Speech2SlAIdes | Devpost

Our Logo
Our Website

Inspiration

During high school, a lot of the time we would have a presentation and generally knew what we needed to say, however found it time-consuming to organize the slideshow ourselves. If there were something we could use to instantly do this for us, it would have been helpful.

What it does

This takes in a voice recording through a button on an HTML file and sends it to a python file which utilizes Google Cloud services to turn speech into text. This text is then given to an LLM, which has been adequately prompt-engineered to return it in a format that is easy to filter through for titles, and points in slides. Then, the LLM creates a keyword that defines each slide, and has this keyword run by an Unsplash API, finding an image for each slide. This content is then run by a google slides API, which creates the slideshow and therefore finalizes the presentation.

How We Built It

We built this project by integrating several powerful technologies and services:

Frontend (HTML/CSS/JavaScript): We designed a simple HTML interface with a button to record audio. The interface allows users to easily interact with the application. JavaScript handles the recording process and sends the audio file to the backend for processing. Backend (Python & Flask):

Backend: The backend is developed using Python and Flask to handle incoming audio files from the frontend. We utilized Google Cloud Speech-to-Text API to convert the audio recordings into text. This service provides accurate and reliable speech recognition.
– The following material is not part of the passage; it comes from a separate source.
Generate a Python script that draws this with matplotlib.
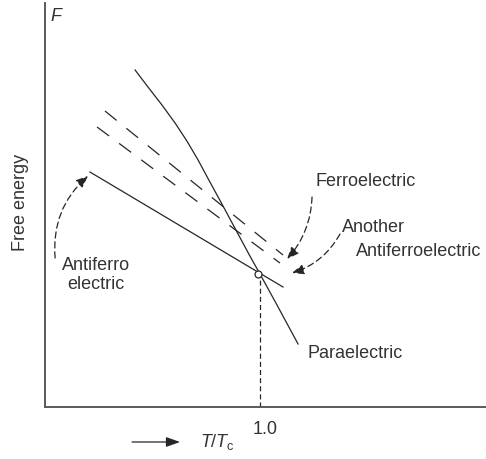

Language Model Processing: The text obtained from the Speech-to-Text service is then sent to a Large Language Model (LLM), such as GPT-4, with a specially crafted prompt to organize the text into a structured format suitable for a presentation. The LLM is prompt-engineered to identify titles, bullet points, and key points for each slide.

Image Retrieval: For each slide, the LLM generates a keyword that represents the main idea of the slide. We use the Unsplash API to search for and retrieve relevant images based on these keywords.

Google Slides API: Finally, the structured content (titles, bullet points, and images) is used to create a presentation using the Google Slides API. This automates the creation of slides, resulting in a fully-formed presentation without manual intervention.

Challenges We Ran Into

Chrome Extensions: Our original idea was to implement this into a chrome extension, which is why there is a manifest.json file. However, the issue was that microphone input could not be captured through a chrome extension, so we unfortunately had to scrap the idea.

Speech Recognition Accuracy: Ensuring the accuracy of speech-to-text conversion was crucial. Accents, background noise, and speech clarity posed challenges.

Prompt Engineering: Crafting the right prompts for the LLM to generate organized and coherent slide content required several iterations and testing.

API Integration: Integrating multiple APIs smoothly and handling potential errors and rate limits was a significant challenge.

Image Relevance: Ensuring that the images retrieved from Unsplash accurately represented the slide content was sometimes difficult, requiring additional filtering and keyword refinement.

Accomplishments That We're Proud Of

Successfully integrating multiple technologies and APIs to create a seamless user experience. Achieving high accuracy in converting speech to organized text, demonstrating the power of prompt-engineering with the LLM.

Automating the entire process from speech to a complete presentation, significantly reducing the time and effort required to create slides.

Creating a tool that can be highly beneficial for students, educators, and professionals, showcasing the potential for real-world applications.

What We Learned

API Utilization: Gained deep insights into working with Google Cloud services, Google Slides API, and the Unsplash API.

Prompt Engineering: Learned the intricacies of crafting effective prompts to guide the LLM in generating desired outputs.

Frontend-Backend Integration: Improved our skills in creating cohesive systems that integrate frontend interfaces with backend processing seamlessly.

Problem Solving: Enhanced our ability to troubleshoot and solve complex integration and processing challenges, making the system robust and reliable.

What's Next for Speech2Slides

Enhancing Accuracy and Features: Continuously improve the speech recognition accuracy and LLM processing to handle more complex and diverse speech patterns.

Customization Options: Allow users to customize the presentation template, themes, and styles to better match their preferences.

Multi-Language Support: Expand the system to support multiple languages, making it accessible to a broader audience.

User Interface Improvements: Refine the user interface to be more intuitive and user-friendly, with additional functionalities such as editing slides before finalizing. The chrome extension could also potentially be implemented.

Educational Integration: Partner with educational institutions to integrate Speech2Slides into classroom settings, providing a valuable tool for both teachers and students.

By leveraging these technologies and continuously refining our approach, we aim to make Speech2Slides a powerful tool for effortless presentation creation.